* Exercise inputs *
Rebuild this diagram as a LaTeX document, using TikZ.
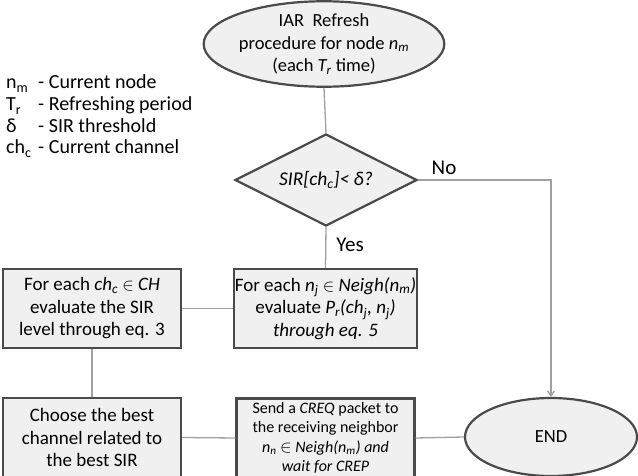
\documentclass[tikz,border=0pt]{standalone}
\usepackage{fontspec}
\setmainfont{Carlito}
\usetikzlibrary{shapes.geometric,arrows.meta}
\definecolor{boxfill}{HTML}{F0F0F0}
\definecolor{boxline}{HTML}{4A4A4A}
\definecolor{conn}{HTML}{A0A0A0}
\newcommand{\lsb}[1]{\textsubscript{#1}}
\tikzset{
  procbox/.style={draw=boxline, fill=boxfill, line width=2.2pt, rectangle, minimum width=178pt, minimum height=79pt, align=center, inner sep=1pt, font=\fontsize{19}{22.5}\selectfont},
  termell/.style={draw=boxline, fill=boxfill, line width=2.2pt, ellipse, align=center, inner sep=0pt, font=\fontsize{18.5}{22.5}\selectfont},
  decdia/.style={draw=boxline, fill=boxfill, line width=2.2pt, diamond, aspect=2, inner sep=0pt, minimum width=182pt, minimum height=92pt, font=\fontsize{19.5}{22}\selectfont},
  connline/.style={draw=conn, line width=1.3pt},
  lbl/.style={font=\fontsize{21}{24}\selectfont, inner sep=0pt},
  legtxt/.style={font=\fontsize{20}{22}\selectfont, inner sep=0pt, anchor=base west}
}
\begin{document}
\begin{tikzpicture}[x=1pt,y=-1pt]
\useasboundingbox (0,0) rectangle (638,476);
\node[termell, minimum width=182pt, minimum height=84pt] (start) at (324,44)
  {IAR\ \ Refresh\\procedure for node \textit{n\lsb{m}}\\(each \textit{T\lsb{r}} time)};
\node[decdia] (dec) at (326,180) {\textit{SIR[ch\lsb{c}]<\ δ?}};
\node[procbox] (neigh) at (325.5,308.5)
  {For each \textit{n\lsb{j}} $\in$ \textit{Neigh(n\lsb{m})}\\evaluate \textit{P\lsb{r}(ch\lsb{j}, n\lsb{j})}\\\textit{through eq. 5}};
\node[procbox] (eval) at (92,308.5)
  {For each \textit{ch\lsb{c}} $\in$ \textit{CH}\\evaluate the SIR\\level through eq. 3};
\node[procbox] (choose) at (92,437.5)
  {Choose the best\\channel related to\\the best SIR};
\node[procbox, font=\fontsize{16}{19.5}\selectfont, inner sep=0pt] (send) at (325.5,438)
  {Send a \textit{CREQ} packet to\\the receiving neighbor\\\textit{n\lsb{n}} $\in$ \textit{Neigh(n\lsb{m}) and}\\\textit{wait for CREP}};
\node[termell, minimum width=172pt, minimum height=78pt] (end) at (551,437) {END};

\draw[connline] (start.south) -- (dec.north);
\draw[connline] (dec.south) -- (neigh.north);
\draw[connline, -{Straight Barb[length=5pt,width=7pt]}] (dec.east) -| (end.north);
\draw[connline] (neigh.west) -- (eval.east);
\draw[connline] (eval.south) -- (choose.north);
\draw[connline] (choose.east) -- (send.west);
\draw[connline] (send.east) -- (end.west);

\node[lbl] (no) at (444,168) {No};
\node[lbl] (yes) at (350,245) {Yes};

\node[legtxt] (l1a) at (6,89) {n\lsb{m}};
\node[legtxt] (l1b) at (38,89) {- Current node};
\node[legtxt] (l2a) at (6,111) {T\lsb{r}};
\node[legtxt] (l2b) at (38,111) {- Refreshing period};
\node[legtxt] (l3a) at (6,132.5) {δ};
\node[legtxt] (l3b) at (38,132.5) {- SIR threshold};
\node[legtxt] (l4a) at (6,154) {ch\lsb{c}};
\node[legtxt] (l4b) at (38,154) {- Current channel};
\end{tikzpicture}
\end{document}
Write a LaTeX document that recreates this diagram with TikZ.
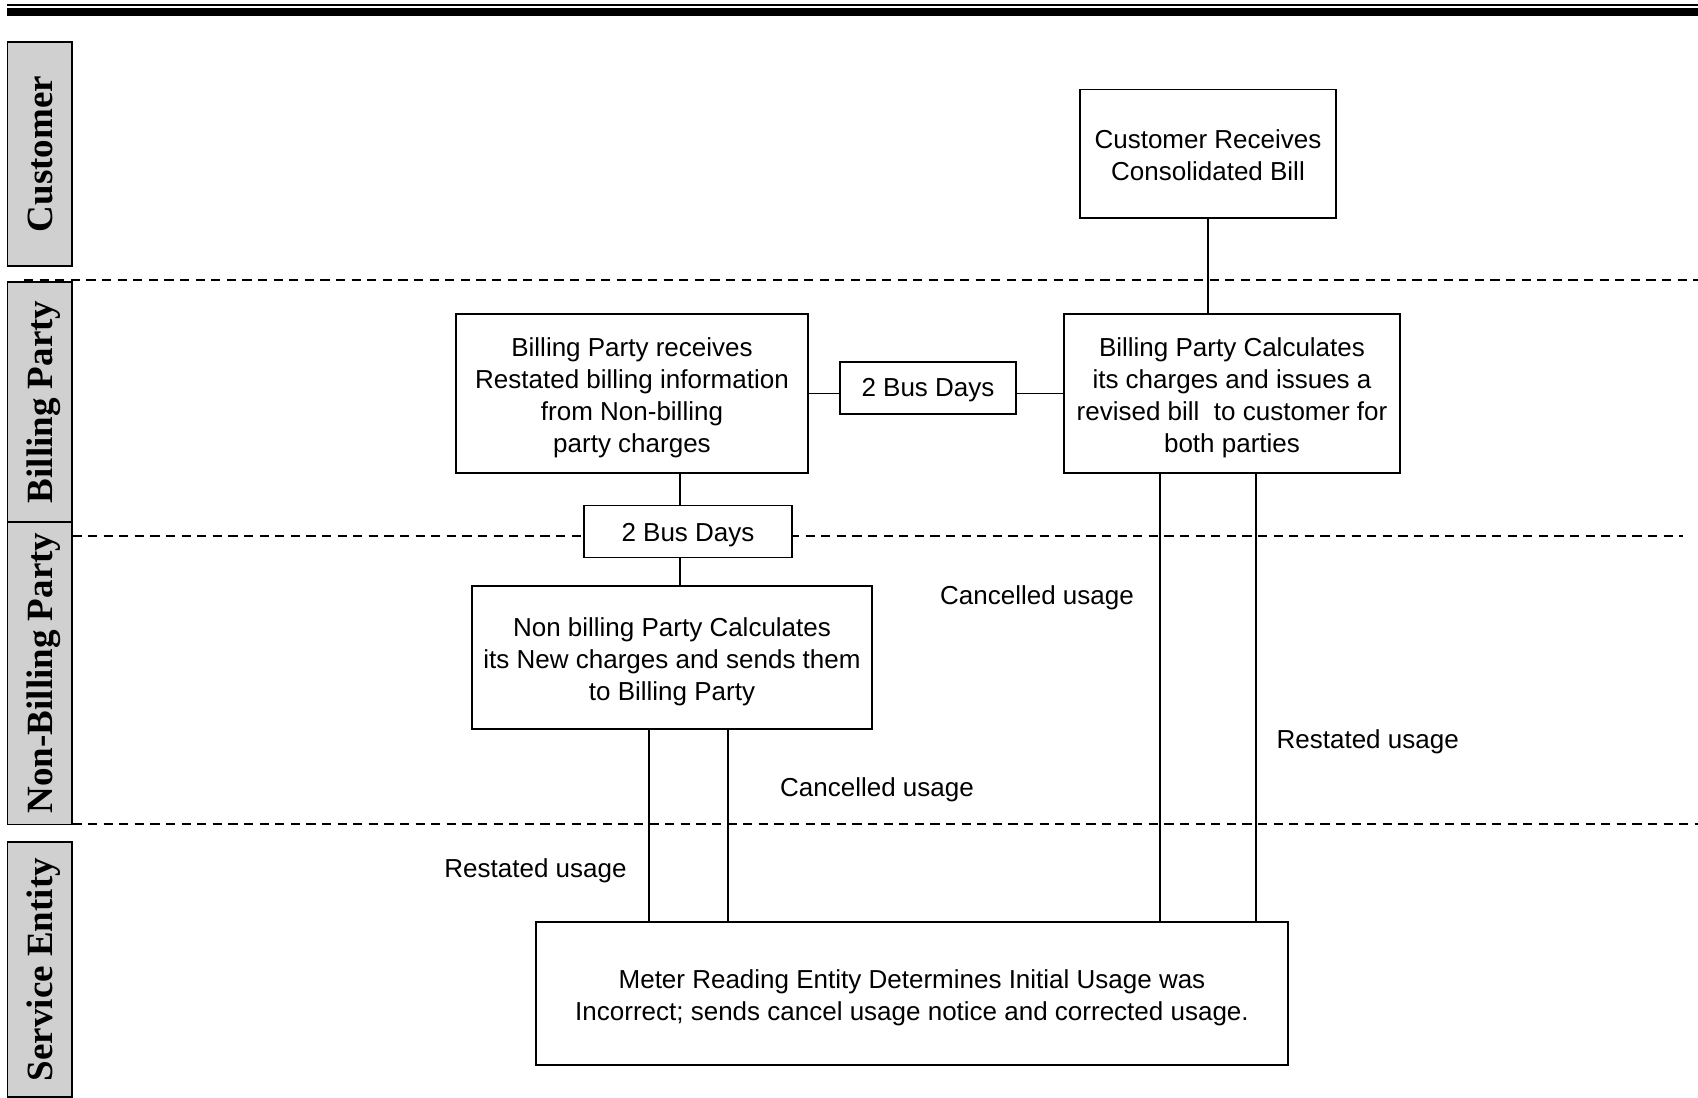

* What is required *
Set the data above down again exactly as given, with no pictures.

* Correct output *
Rebuild this diagram as a LaTeX document, using TikZ.
\documentclass[tikz,border=0pt]{standalone}
\usepackage{fontspec}
\setmainfont{Carlito}
\usetikzlibrary{shapes.geometric,arrows.meta}
\definecolor{boxfill}{HTML}{F0F0F0}
\definecolor{boxline}{HTML}{4A4A4A}
\definecolor{conn}{HTML}{A0A0A0}
\newcommand{\lsb}[1]{\textsubscript{#1}}
\tikzset{
  procbox/.style={draw=boxline, fill=boxfill, line width=2.2pt, rectangle, minimum width=178pt, minimum height=79pt, align=center, inner sep=1pt, font=\fontsize{19}{22.5}\selectfont},
  termell/.style={draw=boxline, fill=boxfill, line width=2.2pt, ellipse, align=center, inner sep=0pt, font=\fontsize{18.5}{22.5}\selectfont},
  decdia/.style={draw=boxline, fill=boxfill, line width=2.2pt, diamond, aspect=2, inner sep=0pt, minimum width=182pt, minimum height=92pt, font=\fontsize{19.5}{22}\selectfont},
  connline/.style={draw=conn, line width=1.3pt},
  lbl/.style={font=\fontsize{21}{24}\selectfont, inner sep=0pt},
  legtxt/.style={font=\fontsize{20}{22}\selectfont, inner sep=0pt, anchor=base west}
}
\begin{document}
\begin{tikzpicture}[x=1pt,y=-1pt]
\useasboundingbox (0,0) rectangle (638,476);
\node[termell, minimum width=182pt, minimum height=84pt] (start) at (324,44)
  {IAR\ \ Refresh\\procedure for node \textit{n\lsb{m}}\\(each \textit{T\lsb{r}} time)};
\node[decdia] (dec) at (326,180) {\textit{SIR[ch\lsb{c}]<\ δ?}};
\node[procbox] (neigh) at (325.5,308.5)
  {For each \textit{n\lsb{j}} $\in$ \textit{Neigh(n\lsb{m})}\\evaluate \textit{P\lsb{r}(ch\lsb{j}, n\lsb{j})}\\\textit{through eq. 5}};
\node[procbox] (eval) at (92,308.5)
  {For each \textit{ch\lsb{c}} $\in$ \textit{CH}\\evaluate the SIR\\level through eq. 3};
\node[procbox] (choose) at (92,437.5)
  {Choose the best\\channel related to\\the best SIR};
\node[procbox, font=\fontsize{16}{19.5}\selectfont, inner sep=0pt] (send) at (325.5,438)
  {Send a \textit{CREQ} packet to\\the receiving neighbor\\\textit{n\lsb{n}} $\in$ \textit{Neigh(n\lsb{m}) and}\\\textit{wait for CREP}};
\node[termell, minimum width=172pt, minimum height=78pt] (end) at (551,437) {END};

\draw[connline] (start.south) -- (dec.north);
\draw[connline] (dec.south) -- (neigh.north);
\draw[connline, -{Straight Barb[length=5pt,width=7pt]}] (dec.east) -| (end.north);
\draw[connline] (neigh.west) -- (eval.east);
\draw[connline] (eval.south) -- (choose.north);
\draw[connline] (choose.east) -- (send.west);
\draw[connline] (send.east) -- (end.west);

\node[lbl] (no) at (444,168) {No};
\node[lbl] (yes) at (350,245) {Yes};

\node[legtxt] (l1a) at (6,89) {n\lsb{m}};
\node[legtxt] (l1b) at (38,89) {- Current node};
\node[legtxt] (l2a) at (6,111) {T\lsb{r}};
\node[legtxt] (l2b) at (38,111) {- Refreshing period};
\node[legtxt] (l3a) at (6,132.5) {δ};
\node[legtxt] (l3b) at (38,132.5) {- SIR threshold};
\node[legtxt] (l4a) at (6,154) {ch\lsb{c}};
\node[legtxt] (l4b) at (38,154) {- Current channel};
\end{tikzpicture}
\end{document}
Write a LaTeX document that recreates this diagram with TikZ.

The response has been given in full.